Le dernier élément, évoqué rapidement dans les dernières pages de l’ouvrage, est la question de la transformation de la société. Les deux auteur(e)s estiment que les formes de gouvernement portent en elles les conditions d’un « changement permanent ». Celui-ci est « l’effet d’une longue mutation dans les relations sociales, en prenant en compte l’épaisseur des faits de société et non des seuls faits de pouvoir » (p. 573). Il est vrai que l’accumulation de petits changements joue un rôle dans la transformation de la société, mais il y a aussi des événements qui cristallisent ces changements en les orientant vers un sens ou un autre. Je me demande donc si le concept de rupture ne méritait pas davantage d’attention de la part des auteur(e)s.
[1] Je souhaiterai dire « ⵜⴰⵏⵎⵎⵉⵔⵜ (tanmmirt) » aux équipe de رباط الكتب et de la chaire Faⵟima Mernissi qui m’ont invité à discuter le livre, ainsi qu’aux auteur(e)s Beatrice Hibou et Moⵃamed Tozy qui ont tissé cet ouvrage.
[2] Le retour aux études des différentes branches de l’histoire (principalement l’histoire sociale, économique, globale, etc.) permet à différents chercheurs d’effectuer des comparaisons utiles pour forger ou discuter leurs concepts et hypothèses théoriques. La mobilisation de travaux historiques apparaît clairement dans des ouvrages récents d’auteur(e)s provenant de disciplines différentes comme celui de l’économiste hétérodoxe Thomas Piketty (Capital et idéologie, Paris, Seuil, 2019) ou des sociologues Claire Lemercier et Pierre François ( Sociologie historique du capitalisme, Paris, La Découverte, 2021).
[3] Il faut toutefois noter ici l’importance du travail emblématique de Paul Pascon sur la maison commerciale d’Iligh dans le Tazeroualt ainsi que les terrains de recherche qu’il a menés dans différentes zones géographiques : le Haouz dans la région de Marrakech, les Beni Boufrah dans le Rif, Jerada dans l’Est, dans le Sud-Est, etc.
[4] J’ai voulu mettre ici en évidence le terme amazighe ⴰⵥⵟⵟⴰ (aZTTa) plutôt que les termes français (réseau), arabe (شبكة chabaka) ou anglais (network) car il signifie littéralement l’opération de tissage qu’on retrouve dans le titre adopté par les auteur(e)s Tisser le temps politique au Maroc .

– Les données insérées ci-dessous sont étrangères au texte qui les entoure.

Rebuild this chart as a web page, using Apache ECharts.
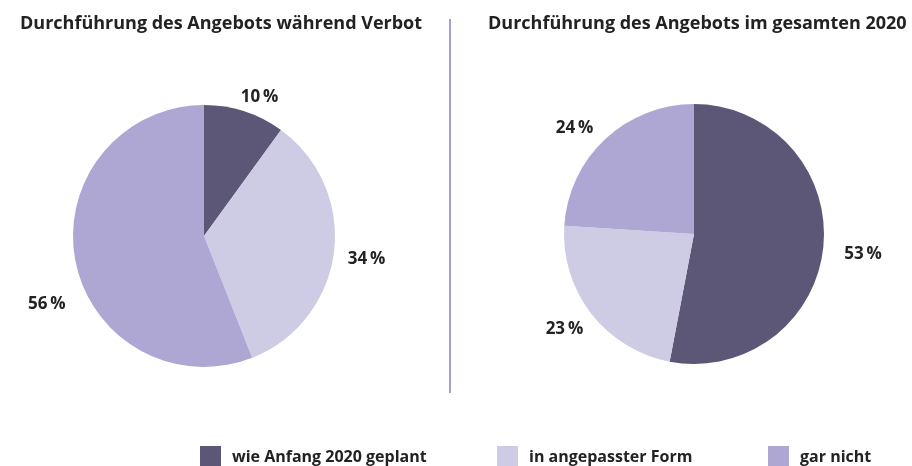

[5] Il apparait également dans le cœur du texte comme ici: « De fait, ce n’est qu’en tenant en compte l’imaginaire de l’Etat que l’on peut comprendre que la réforme des agents d’autorité, pensée par un diplômé X-ponts sur le modèle des corps français, ait “oublié” d’intégrer les cheikhs et les moqaddem, que des ingénieurs issus des plus grandes écoles internationales revendiquent le titre de khadim (serviteur du prince), ou que le patron de Royal Air Maroc, qui applique pourtant avec conviction les règles du management le plus radical pour redresser la compagnie nationale, trouve normal d’accompagner lui-même ses avions mobilisés par le roi et se reconnaisse, même en plaisantant, dans la figure du “caïd du haras” décrit par Ibn Zaïdane. » (p. 116-117, c’est moi qui souligne).

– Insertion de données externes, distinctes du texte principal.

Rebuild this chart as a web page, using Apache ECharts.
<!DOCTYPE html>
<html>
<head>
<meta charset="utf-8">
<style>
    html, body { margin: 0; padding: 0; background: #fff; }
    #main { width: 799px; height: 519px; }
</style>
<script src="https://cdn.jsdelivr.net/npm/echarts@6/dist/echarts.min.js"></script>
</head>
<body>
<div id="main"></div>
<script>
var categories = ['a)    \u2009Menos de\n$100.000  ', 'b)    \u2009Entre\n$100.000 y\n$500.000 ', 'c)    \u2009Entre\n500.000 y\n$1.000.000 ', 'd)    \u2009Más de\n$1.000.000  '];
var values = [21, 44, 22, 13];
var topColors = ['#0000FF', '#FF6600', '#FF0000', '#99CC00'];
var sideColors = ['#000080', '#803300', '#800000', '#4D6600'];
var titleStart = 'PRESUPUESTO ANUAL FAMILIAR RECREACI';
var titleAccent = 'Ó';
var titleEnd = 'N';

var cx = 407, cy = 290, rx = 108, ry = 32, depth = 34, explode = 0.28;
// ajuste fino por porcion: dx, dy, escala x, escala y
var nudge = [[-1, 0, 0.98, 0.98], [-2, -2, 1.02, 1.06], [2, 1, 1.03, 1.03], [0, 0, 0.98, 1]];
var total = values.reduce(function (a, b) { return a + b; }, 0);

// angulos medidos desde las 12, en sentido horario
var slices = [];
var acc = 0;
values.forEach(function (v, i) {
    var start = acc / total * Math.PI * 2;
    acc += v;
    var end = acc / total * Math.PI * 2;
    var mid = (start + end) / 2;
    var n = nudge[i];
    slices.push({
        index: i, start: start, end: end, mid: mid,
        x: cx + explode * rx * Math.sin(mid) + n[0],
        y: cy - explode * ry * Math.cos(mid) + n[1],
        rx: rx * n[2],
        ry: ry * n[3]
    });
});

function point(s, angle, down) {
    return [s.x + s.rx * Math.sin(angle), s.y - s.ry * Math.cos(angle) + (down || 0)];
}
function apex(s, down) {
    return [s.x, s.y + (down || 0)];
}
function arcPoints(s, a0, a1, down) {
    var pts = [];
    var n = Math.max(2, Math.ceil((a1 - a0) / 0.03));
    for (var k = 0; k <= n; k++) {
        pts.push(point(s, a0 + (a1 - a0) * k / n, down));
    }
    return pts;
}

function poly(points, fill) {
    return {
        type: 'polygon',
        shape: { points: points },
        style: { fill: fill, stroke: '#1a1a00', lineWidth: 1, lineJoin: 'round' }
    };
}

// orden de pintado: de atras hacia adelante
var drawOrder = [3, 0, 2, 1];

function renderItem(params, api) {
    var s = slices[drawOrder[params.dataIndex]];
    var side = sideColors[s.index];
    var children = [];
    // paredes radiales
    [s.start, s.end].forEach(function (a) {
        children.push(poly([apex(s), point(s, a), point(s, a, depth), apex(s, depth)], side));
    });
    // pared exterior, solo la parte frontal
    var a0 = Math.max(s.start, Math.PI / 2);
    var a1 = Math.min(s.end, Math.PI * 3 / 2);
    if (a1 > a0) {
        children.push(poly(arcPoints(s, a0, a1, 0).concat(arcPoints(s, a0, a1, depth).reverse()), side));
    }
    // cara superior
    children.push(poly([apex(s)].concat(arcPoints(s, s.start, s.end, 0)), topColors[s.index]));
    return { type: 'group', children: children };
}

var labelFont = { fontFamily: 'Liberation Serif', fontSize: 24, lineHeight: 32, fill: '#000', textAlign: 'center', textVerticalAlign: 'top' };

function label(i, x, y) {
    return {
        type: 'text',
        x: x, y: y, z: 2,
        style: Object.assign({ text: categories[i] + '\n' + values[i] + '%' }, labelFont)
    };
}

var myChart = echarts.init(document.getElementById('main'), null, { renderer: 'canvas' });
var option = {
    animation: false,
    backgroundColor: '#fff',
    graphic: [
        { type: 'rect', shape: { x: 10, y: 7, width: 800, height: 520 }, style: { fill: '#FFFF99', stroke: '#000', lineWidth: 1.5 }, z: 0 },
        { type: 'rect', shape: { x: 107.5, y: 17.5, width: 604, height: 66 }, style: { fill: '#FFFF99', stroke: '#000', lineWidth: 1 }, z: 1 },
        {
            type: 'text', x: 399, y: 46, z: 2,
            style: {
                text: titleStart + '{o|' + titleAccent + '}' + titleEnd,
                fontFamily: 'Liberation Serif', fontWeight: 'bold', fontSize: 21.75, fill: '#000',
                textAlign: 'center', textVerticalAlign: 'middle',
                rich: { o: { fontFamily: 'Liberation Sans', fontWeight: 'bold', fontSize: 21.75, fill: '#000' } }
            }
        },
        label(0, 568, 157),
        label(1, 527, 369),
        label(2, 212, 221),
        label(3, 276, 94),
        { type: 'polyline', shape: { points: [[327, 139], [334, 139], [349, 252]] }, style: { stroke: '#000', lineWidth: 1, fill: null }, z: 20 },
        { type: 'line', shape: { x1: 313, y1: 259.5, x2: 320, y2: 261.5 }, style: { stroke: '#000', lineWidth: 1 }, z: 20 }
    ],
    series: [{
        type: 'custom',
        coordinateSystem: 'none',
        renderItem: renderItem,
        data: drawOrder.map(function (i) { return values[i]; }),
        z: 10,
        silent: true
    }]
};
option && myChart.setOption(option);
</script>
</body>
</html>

[6] Castoriadis C. (1990), La Société bureaucratique, Paris, C. Bourgeois.
[7] « L’imaginaire selon Cornélius Castoriadis », texte de Sébastien Chapel. Il s’agit d’une revue de lecture d’un texte inédit de Castoriadis intitulé L’imaginaire comme tel publié en 2008 chez Hermann (texte annoté et présenté par Arnaud Tomès). Source : https://laviedesidees.fr/L-imaginaire-selon-Cornelius.html (consulté le 1/03/2021).
[8]Abderrahim Bouabid en parle ainsi : « La siba ne signifie pas nécessairement séparatisme ; elle peut aboutir à cela dans les faits, mais pas à dessein. Elle exprime avant tout un désir de justice. Échapper à l’impôt, jugé écrasant, et avoir la liberté de choisir ses propres dirigeants : voilà le programme de toute siba. » (Laroui 2016, 24). Propos recueillis par Abdellah Laroui dans son livre : Le nationalisme Marocain, Casablanca, Centre culturel du livre/La croisée des chemins.
[9] Il s’agit d’un territoire à la fois imaginaire et réel qui se situerait sur de hautes-terres plus ou moins sur des territoires du sud-est asiatique chez des peuples qui ont souvent résisté aux tendances centrifuges des pouvoirs centraux et à leur volonté de ponction fiscale.
[10] Chapitre que j’ai rédigé sur l’histoire économique de cette région intitulé « Les transformations socio-économiques dans le Sous », à paraître fin 2021 dans l’ouvrage collectif Regards croisés sur les sociétés amazighes , Rabat, IRCAM.